How to build an embedding layer in Tensorflow RNN?

I'm building an RNN LSTM network to classify texts based on the writers' age (binary classification - young / adult).

Seems like the network does not learn and suddenly starts overfitting:

Red: train
Blue: validation

One possibility could be that the data representation is not good enough. I just sorted the unique words by their frequency and gave them indices. E.g.:

unknown -> 0
the     -> 1
a       -> 2
.       -> 3
to      -> 4

So I'm trying to replace that with word embedding. I saw a couple of examples but I'm not able to implement it in my code. Most of the examples look like this:

embedding = tf.Variable(tf.random_uniform([vocab_size, hidden_size], -1, 1))
inputs = tf.nn.embedding_lookup(embedding, input_data)

Does this mean we're building a layer that learns the embedding? I thought that one should download some Word2Vec or Glove and just use that.

Anyway let's say I want to build this embedding layer...
If I use these 2 lines in my code I get an error:

TypeError: Value passed to parameter 'indices' has DataType float32 not in list of allowed values: int32, int64

So I guess I have to change the input_data type to int32. So I do that (it's all indices after all), and I get this:

TypeError: inputs must be a sequence

I tried wrapping inputs (argument to tf.contrib.rnn.static_rnn) with a list: [inputs] as suggested in this answer, but that produced another error:

ValueError: Input size (dimension 0 of inputs) must be accessible via shape inference, but saw value None.

Update:

I was unstacking the tensor x before passing it to embedding_lookup. I moved the unstacking after the embedding.

Updated code:

MIN_TOKENS = 10
MAX_TOKENS = 30
x = tf.placeholder("int32", [None, MAX_TOKENS, 1])
y = tf.placeholder("float", [None, N_CLASSES]) # 0.0 / 1.0
...
seqlen = tf.placeholder(tf.int32, [None]) #list of each sequence length*
embedding = tf.Variable(tf.random_uniform([VOCAB_SIZE, HIDDEN_SIZE], -1, 1))
inputs = tf.nn.embedding_lookup(embedding, x) #x is the text after converting to indices
inputs = tf.unstack(inputs, MAX_POST_LENGTH, 1)
outputs, states = tf.contrib.rnn.static_rnn(lstm_cell, inputs, dtype=tf.float32, sequence_length=seqlen) #---> Produces error

*seqlen: I zero-padded the sequences so all of them have the same list size, but since the actual size differ, I prepared a list describing the length without the padding.

New error:

ValueError: Input 0 of layer basic_lstm_cell_1 is incompatible with the layer: expected ndim=2, found ndim=3. Full shape received: [None, 1, 64]

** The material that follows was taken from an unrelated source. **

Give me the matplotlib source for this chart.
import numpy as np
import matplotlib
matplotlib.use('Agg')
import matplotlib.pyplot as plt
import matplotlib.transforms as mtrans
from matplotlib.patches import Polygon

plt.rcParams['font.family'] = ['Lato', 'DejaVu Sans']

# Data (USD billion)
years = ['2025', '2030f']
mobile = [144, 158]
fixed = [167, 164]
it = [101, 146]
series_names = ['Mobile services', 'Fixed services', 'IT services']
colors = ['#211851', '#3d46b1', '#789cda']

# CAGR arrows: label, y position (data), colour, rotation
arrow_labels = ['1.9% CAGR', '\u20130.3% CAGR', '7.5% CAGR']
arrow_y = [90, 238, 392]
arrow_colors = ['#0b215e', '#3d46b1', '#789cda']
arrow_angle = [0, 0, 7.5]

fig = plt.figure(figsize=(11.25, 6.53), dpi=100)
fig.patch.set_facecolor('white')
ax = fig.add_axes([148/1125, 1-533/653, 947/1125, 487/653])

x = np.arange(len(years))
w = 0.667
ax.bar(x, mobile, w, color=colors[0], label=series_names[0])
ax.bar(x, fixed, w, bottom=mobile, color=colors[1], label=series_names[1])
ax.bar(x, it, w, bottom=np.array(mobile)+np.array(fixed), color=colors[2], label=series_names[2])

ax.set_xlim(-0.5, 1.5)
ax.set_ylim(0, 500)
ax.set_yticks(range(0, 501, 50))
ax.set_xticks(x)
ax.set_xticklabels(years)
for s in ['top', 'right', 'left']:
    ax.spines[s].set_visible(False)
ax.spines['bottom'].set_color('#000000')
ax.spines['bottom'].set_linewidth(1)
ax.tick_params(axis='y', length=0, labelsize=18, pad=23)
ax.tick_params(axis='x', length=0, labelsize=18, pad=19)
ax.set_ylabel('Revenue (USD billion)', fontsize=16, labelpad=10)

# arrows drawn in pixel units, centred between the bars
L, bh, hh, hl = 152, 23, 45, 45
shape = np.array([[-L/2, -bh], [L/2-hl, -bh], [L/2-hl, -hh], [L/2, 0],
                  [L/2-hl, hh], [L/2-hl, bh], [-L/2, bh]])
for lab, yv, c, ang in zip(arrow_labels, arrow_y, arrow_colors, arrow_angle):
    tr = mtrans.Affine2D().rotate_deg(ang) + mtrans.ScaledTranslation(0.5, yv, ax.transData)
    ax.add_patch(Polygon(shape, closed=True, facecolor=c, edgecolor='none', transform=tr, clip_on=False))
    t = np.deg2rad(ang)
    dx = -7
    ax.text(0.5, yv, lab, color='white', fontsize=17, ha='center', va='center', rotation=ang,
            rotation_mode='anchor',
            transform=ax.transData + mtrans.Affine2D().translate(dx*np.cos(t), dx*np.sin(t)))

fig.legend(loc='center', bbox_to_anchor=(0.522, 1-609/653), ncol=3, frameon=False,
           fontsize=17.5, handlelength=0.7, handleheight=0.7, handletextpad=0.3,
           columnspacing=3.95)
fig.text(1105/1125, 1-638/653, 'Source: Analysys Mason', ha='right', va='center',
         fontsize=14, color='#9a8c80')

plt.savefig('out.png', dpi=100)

64 is the size of each hidden layer.

It's obvious that I have a problem with the dimensions... How can I make the inputs fit the network after embedding?

回答1:

From the tf.nn.static_rnn , we can see the inputs arguments to be:

A length T list of inputs, each a Tensor of shape [batch_size, input_size]

So your code should be something like:

x = tf.placeholder("int32", [None, MAX_TOKENS])
...
inputs = tf.unstack(inputs, axis=1)

回答2:

tf.squeeze is a method that removes dimensions of size 1 from the tensor. If the end goal is to have the input shape as [None,64], then put a line similar to inputs = tf.squeeze(inputs) and that would fix your problem.